Zxilly / go-size-analyzer

A tool for analyzing the size of compiled Go binaries, offering cross-platform support, detailed breakdowns, and multiple output formats.
https://gsa.zxilly.dev/
GNU Affero General Public License v3.0
1.21k stars 25 forks source link

Analyse .rodata/go:embed content #44

Open gudvinr opened 5 months ago

gudvinr commented 5 months ago

go:embed stores its data in .rodata section of the binary file.

I am not sure if it's possible to extract all of the content of .rodata but it would be useful to at least have some idea about embedded content.

As for example, lingua-go stores tremendous amounts of embeds, so .rodata will take up ~100Mb of the file.

Information on the exact data structure is rather sparse but it's somewhat simple because we know what does the embedding (it is https://pkg.go.dev/embed)

See also:

Zxilly commented 5 months ago

This is certainly possible, and in fact existing methods based on decompilation already recognise some of them. But I discarded the results that could not be recognised as strings when I processed the results obtained from decompilation. Because false positives can be very disturbing. There is an additional difficulty, gsa currently supports three platforms, pe/macho/elf, and writing a parser for each platform or even each go version might be too much work. I would expect a parser based on dwarf to handle this, after all, at runtime the embedded content is just a string of bytes. golang uses dwarf on all platforms including pe, so the workload is relatively acceptable.

Zxilly commented 4 months ago

The dwarf doesn't contain information about embed, maybe we still need some reverse engineering work. Therefore, it may be a long wait to implement this feature.

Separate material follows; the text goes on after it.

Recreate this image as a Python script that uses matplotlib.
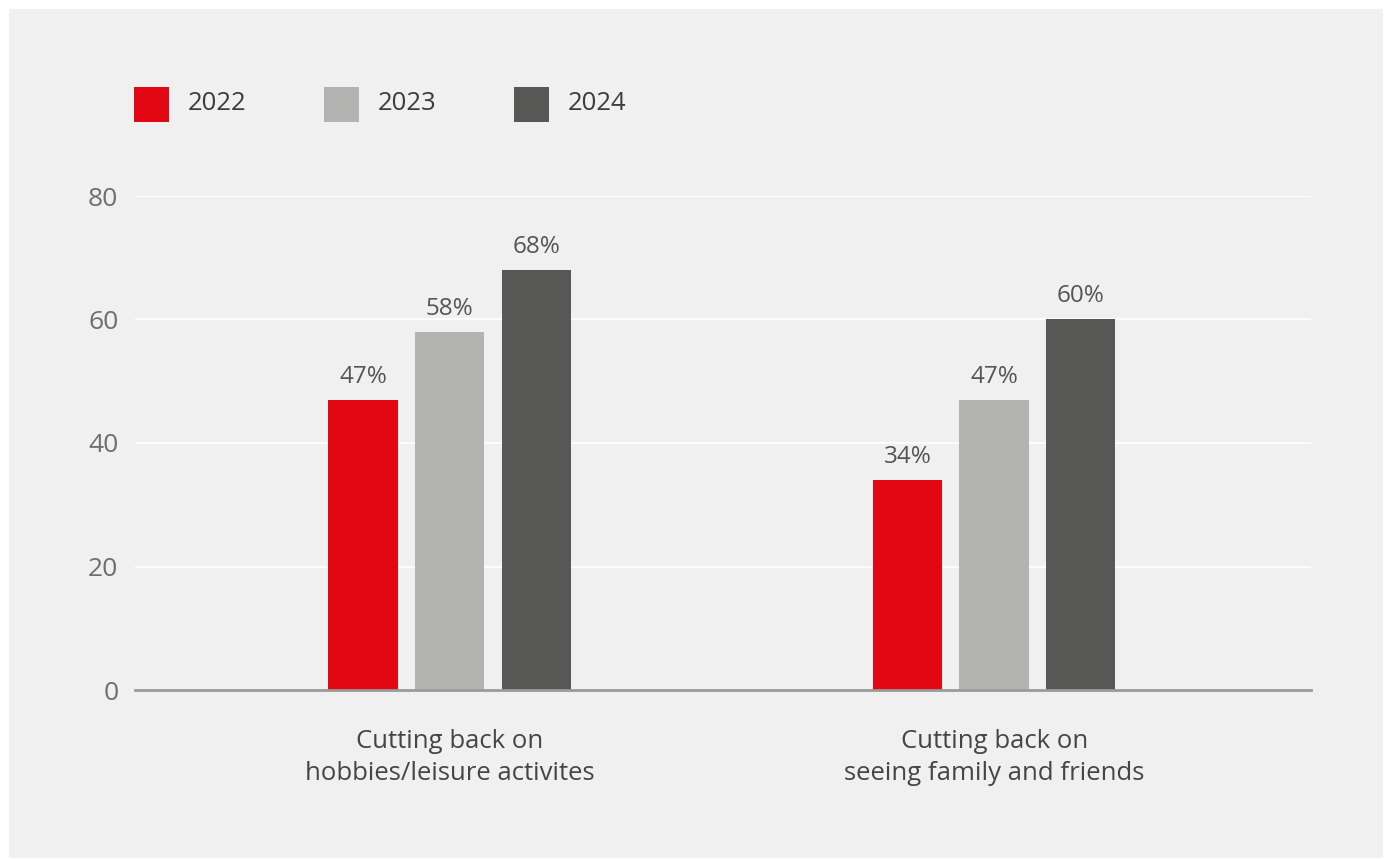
import matplotlib
matplotlib.use("Agg")
import matplotlib.pyplot as plt
from matplotlib.patches import Rectangle
import numpy as np

categories = ["Cutting back on\nhobbies/leisure activites", "Cutting back on\nseeing family and friends"]
years = ["2022", "2023", "2024"]
values_2022 = [47, 34]
values_2023 = [58, 47]
values_2024 = [68, 60]
yticks = [0, 20, 40, 60, 80]

colors = ["#e30613", "#b3b3b1", "#575755"]
BG = "#f0f0f0"
W, H = 1391, 859

plt.rcParams['font.family'] = ['Open Sans', 'DejaVu Sans']

fig = plt.figure(figsize=(W / 100, H / 100), dpi=100)
fig.patch.set_facecolor("white")
fig.patches.append(Rectangle((9 / W, 1 - 858 / H), (1383 - 9) / W, (858 - 9) / H,
                             transform=fig.transFigure, facecolor=BG, edgecolor="none", zorder=-5))

ax_l, ax_r, ax_t, ax_b = 135, 1311, 196, 690
ax = fig.add_axes([ax_l / W, 1 - ax_b / H, (ax_r - ax_l) / W, (ax_b - ax_t) / H])
ax.set_facecolor("none")
ax.set_zorder(2)

x = np.arange(len(categories))
width = 0.1276
offset = 0.159
series = [values_2022, values_2023, values_2024]
for i, (vals, col) in enumerate(zip(series, colors)):
    bars = ax.bar(x + (i - 1) * offset, vals, width, color=col, zorder=3)
    for b, v in zip(bars, vals):
        ax.text(b.get_x() + b.get_width() / 2, v + 1.8, f"{v}%", ha="center", va="bottom",
                fontsize=17.5, color="#555555", zorder=4)

ax.set_xlim(-0.578, 1.582)
ax.set_ylim(0, 80)
ax.set_yticks(yticks)
ax.set_yticklabels([str(t) for t in yticks], fontsize=19, color="#6e6e6e")
ax.tick_params(axis="y", length=0, pad=12)
ax.set_xticks(x)
ax.set_xticklabels(categories, fontsize=18.5, color="#454545", linespacing=1.35)
ax.tick_params(axis="x", length=0, pad=28)
ax.yaxis.grid(True, color="white", linewidth=1.2, zorder=1)
ax.set_axisbelow(True)
for s in ["top", "right", "left"]:
    ax.spines[s].set_visible(False)
ax.spines["bottom"].set_color("#9a9a9a")
ax.spines["bottom"].set_linewidth(2)
ax.spines["bottom"].set_zorder(5)

# legend
leg_sq = [(134, "2022"), (324, "2023"), (514, "2024")]
for (lx, lab), col in zip(leg_sq, colors):
    fig.patches.append(Rectangle((lx / W, 1 - 122 / H), 35 / W, 35 / H,
                                 transform=fig.transFigure, facecolor=col, edgecolor="none", zorder=1))
    fig.text((lx + 54) / W, 1 - 104 / H, lab, fontsize=18.5, color="#3c3c3c", va="center", ha="left")

fig.savefig("out.png", dpi=100, facecolor=fig.get_facecolor())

Zxilly commented 4 months ago

Please try v1.3.0. It has an initial support for embed parse. You must compile with the debug symbol to enable this feature. image

Zxilly commented 4 months ago

Keeping this issue open for now, as the new implementation is based on inversion and some assumptions, and it's not certain that the code will handle all real-world situations correctly. Expect feedback to fix it further.

gudvinr commented 4 months ago

I see that my test binary now reduced unknown .rodata size from ~9MB to ~3MB. Good work, thanks.